Exercise aim:
Leave out the pictures, and return only the lines running from the one that contains "Convert this chart to Plotly code." to the one that contains "pulls = [0.05, 0.03, 0.03, 0.07, 0.05, 0.05]", both included, exactly as they appear.

<<<<

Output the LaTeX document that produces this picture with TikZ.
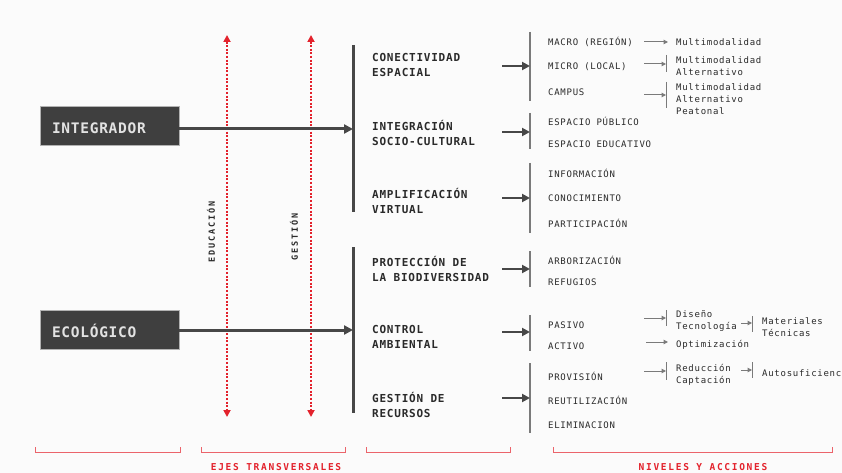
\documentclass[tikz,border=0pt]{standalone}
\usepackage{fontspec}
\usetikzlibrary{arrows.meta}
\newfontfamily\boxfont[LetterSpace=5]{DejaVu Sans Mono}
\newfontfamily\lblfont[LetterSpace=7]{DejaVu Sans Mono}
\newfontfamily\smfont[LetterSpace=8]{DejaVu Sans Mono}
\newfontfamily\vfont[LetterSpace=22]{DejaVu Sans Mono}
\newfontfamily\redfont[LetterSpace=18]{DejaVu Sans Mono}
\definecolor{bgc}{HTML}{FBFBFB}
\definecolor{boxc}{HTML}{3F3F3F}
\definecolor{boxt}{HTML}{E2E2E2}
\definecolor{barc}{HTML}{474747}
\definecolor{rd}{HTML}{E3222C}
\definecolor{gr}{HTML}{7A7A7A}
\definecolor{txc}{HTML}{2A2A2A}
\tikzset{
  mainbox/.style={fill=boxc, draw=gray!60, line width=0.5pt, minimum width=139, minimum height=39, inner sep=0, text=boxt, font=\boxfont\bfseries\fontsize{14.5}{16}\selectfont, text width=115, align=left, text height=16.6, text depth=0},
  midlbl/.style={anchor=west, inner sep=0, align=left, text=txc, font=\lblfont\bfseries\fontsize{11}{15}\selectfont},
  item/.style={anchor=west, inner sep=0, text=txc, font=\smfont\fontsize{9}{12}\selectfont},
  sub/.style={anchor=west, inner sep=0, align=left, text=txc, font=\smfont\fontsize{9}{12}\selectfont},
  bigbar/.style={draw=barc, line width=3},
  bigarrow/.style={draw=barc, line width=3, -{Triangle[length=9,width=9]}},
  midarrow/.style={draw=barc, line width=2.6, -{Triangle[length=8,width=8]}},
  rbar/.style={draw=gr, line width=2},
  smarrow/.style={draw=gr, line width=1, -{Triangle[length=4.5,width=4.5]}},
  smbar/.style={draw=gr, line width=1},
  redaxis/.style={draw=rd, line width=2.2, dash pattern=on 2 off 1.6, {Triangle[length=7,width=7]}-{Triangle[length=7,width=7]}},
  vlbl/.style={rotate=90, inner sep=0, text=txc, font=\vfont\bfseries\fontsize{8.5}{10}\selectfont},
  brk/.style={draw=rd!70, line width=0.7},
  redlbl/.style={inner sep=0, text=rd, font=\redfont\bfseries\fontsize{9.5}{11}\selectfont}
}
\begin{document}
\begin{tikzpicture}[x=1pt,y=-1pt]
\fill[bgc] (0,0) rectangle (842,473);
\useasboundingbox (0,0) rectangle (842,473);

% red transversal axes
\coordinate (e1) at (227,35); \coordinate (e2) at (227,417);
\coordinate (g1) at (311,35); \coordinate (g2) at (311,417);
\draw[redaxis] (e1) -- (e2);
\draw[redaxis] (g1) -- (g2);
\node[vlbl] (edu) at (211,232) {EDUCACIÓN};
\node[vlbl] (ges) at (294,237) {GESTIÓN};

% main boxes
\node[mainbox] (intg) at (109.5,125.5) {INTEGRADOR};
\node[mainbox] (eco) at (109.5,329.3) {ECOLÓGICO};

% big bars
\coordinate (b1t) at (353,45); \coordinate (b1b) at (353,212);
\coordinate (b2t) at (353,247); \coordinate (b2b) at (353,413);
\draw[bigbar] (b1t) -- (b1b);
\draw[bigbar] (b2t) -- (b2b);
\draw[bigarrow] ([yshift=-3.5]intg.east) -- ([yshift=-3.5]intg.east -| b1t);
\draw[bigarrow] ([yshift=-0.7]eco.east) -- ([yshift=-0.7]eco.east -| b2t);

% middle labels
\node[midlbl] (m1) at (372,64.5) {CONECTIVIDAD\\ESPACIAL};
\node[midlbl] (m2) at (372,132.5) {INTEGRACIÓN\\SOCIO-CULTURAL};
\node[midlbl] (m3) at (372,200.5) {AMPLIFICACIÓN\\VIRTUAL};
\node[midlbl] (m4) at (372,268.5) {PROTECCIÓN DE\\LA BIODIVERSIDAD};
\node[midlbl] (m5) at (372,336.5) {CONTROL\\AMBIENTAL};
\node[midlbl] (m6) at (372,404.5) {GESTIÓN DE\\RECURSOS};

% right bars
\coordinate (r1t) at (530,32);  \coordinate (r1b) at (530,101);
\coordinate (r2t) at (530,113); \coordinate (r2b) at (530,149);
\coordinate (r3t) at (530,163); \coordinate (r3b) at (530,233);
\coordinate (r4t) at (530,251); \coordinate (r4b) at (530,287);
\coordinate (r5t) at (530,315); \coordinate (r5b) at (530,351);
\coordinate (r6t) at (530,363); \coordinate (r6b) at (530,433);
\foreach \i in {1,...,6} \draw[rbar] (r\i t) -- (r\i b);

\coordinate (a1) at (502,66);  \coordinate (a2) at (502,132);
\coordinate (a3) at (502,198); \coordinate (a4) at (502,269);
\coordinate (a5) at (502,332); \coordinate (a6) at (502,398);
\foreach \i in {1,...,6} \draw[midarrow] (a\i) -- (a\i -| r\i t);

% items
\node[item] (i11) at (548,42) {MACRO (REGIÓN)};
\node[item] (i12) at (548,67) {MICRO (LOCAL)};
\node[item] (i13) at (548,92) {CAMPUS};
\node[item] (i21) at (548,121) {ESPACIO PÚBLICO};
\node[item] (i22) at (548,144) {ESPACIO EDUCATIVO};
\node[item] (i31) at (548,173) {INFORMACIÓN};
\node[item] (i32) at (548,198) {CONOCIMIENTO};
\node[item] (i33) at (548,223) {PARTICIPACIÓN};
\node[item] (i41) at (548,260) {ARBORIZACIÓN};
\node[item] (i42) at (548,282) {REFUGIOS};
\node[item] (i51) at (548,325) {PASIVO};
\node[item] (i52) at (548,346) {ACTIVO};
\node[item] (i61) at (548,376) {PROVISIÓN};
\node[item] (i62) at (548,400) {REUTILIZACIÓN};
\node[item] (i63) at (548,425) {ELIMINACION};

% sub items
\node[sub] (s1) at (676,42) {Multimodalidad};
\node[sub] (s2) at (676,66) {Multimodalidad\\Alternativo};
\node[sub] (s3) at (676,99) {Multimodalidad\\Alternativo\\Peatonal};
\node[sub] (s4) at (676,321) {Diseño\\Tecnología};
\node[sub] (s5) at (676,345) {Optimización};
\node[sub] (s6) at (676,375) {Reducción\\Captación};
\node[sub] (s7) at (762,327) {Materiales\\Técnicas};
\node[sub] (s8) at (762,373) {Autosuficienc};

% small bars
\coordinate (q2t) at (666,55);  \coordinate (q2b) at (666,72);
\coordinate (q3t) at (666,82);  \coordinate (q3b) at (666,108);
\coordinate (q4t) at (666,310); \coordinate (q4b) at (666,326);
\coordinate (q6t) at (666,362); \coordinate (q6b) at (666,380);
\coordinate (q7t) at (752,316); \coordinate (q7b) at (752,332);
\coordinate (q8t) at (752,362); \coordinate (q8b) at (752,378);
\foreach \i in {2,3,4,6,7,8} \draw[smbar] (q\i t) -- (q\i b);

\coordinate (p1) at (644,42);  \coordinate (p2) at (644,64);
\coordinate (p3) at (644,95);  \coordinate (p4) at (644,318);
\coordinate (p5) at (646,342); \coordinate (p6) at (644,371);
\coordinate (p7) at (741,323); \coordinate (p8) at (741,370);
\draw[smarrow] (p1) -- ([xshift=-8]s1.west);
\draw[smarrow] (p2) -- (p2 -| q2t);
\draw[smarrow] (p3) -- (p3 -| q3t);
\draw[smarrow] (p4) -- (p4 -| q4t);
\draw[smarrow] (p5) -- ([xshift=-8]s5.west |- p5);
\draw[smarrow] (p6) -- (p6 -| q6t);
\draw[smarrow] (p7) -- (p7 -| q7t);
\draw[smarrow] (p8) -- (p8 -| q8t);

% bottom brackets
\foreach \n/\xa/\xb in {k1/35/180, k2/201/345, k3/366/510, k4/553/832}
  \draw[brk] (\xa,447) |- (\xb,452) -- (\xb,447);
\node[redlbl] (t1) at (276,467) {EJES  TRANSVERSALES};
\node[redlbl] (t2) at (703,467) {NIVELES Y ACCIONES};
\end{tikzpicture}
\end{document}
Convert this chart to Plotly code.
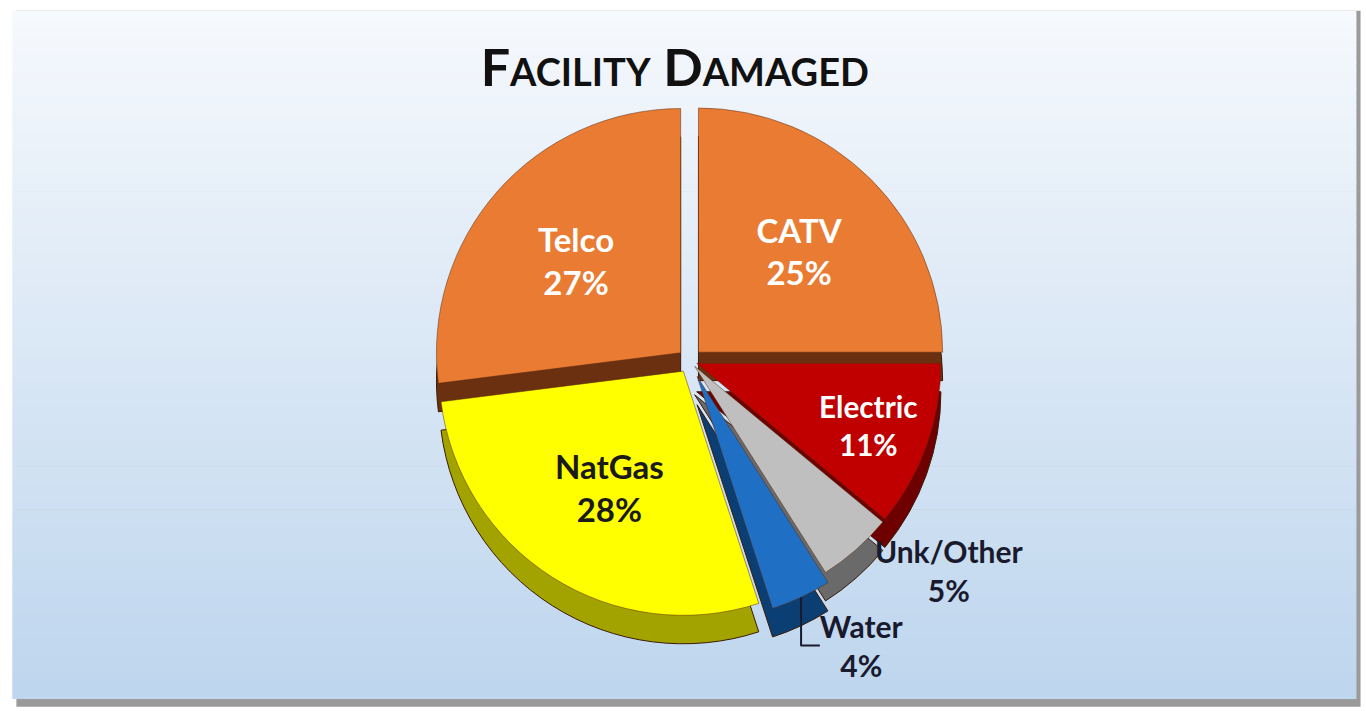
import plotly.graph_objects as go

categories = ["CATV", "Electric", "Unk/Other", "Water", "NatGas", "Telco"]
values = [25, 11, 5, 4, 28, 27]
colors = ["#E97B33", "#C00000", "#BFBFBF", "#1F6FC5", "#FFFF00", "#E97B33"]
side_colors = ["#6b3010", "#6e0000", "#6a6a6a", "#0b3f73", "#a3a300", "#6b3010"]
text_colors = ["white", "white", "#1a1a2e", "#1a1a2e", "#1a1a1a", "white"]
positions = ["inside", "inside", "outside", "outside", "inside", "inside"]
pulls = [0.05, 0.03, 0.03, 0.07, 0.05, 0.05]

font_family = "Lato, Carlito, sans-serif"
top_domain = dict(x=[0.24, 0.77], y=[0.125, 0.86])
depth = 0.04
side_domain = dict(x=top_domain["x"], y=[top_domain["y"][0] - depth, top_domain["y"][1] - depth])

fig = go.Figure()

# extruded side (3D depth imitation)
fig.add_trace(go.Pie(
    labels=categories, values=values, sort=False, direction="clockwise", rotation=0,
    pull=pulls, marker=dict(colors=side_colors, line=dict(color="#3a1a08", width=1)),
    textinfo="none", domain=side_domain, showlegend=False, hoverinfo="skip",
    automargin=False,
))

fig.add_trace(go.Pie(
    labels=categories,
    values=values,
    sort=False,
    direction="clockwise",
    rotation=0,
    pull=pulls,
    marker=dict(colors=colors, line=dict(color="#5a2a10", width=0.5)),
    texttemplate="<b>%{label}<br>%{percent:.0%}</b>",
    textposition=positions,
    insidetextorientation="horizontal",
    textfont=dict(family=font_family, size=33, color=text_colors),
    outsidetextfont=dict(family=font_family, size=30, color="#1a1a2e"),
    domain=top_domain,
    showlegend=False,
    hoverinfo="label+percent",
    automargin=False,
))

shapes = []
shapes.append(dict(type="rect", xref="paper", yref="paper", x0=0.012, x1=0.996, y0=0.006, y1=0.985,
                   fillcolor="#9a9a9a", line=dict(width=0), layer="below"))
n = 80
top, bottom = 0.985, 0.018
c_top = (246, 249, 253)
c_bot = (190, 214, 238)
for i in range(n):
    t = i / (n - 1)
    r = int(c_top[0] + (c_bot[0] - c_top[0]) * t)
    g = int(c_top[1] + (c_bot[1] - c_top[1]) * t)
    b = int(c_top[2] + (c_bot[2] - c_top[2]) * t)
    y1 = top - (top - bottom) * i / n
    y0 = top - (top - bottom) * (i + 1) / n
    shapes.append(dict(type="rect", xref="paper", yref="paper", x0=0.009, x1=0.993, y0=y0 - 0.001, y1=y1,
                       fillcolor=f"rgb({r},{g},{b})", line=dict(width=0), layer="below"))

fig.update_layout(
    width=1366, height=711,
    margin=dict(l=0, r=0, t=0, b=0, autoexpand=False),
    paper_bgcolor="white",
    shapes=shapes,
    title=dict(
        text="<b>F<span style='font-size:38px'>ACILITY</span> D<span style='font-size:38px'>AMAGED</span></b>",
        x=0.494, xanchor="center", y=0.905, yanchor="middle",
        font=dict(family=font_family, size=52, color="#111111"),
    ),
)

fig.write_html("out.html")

>>>>

Result of this exercise:
Convert this chart to Plotly code.
import plotly.graph_objects as go

categories = ["CATV", "Electric", "Unk/Other", "Water", "NatGas", "Telco"]
values = [25, 11, 5, 4, 28, 27]
colors = ["#E97B33", "#C00000", "#BFBFBF", "#1F6FC5", "#FFFF00", "#E97B33"]
side_colors = ["#6b3010", "#6e0000", "#6a6a6a", "#0b3f73", "#a3a300", "#6b3010"]
text_colors = ["white", "white", "#1a1a2e", "#1a1a2e", "#1a1a1a", "white"]
positions = ["inside", "inside", "outside", "outside", "inside", "inside"]
pulls = [0.05, 0.03, 0.03, 0.07, 0.05, 0.05]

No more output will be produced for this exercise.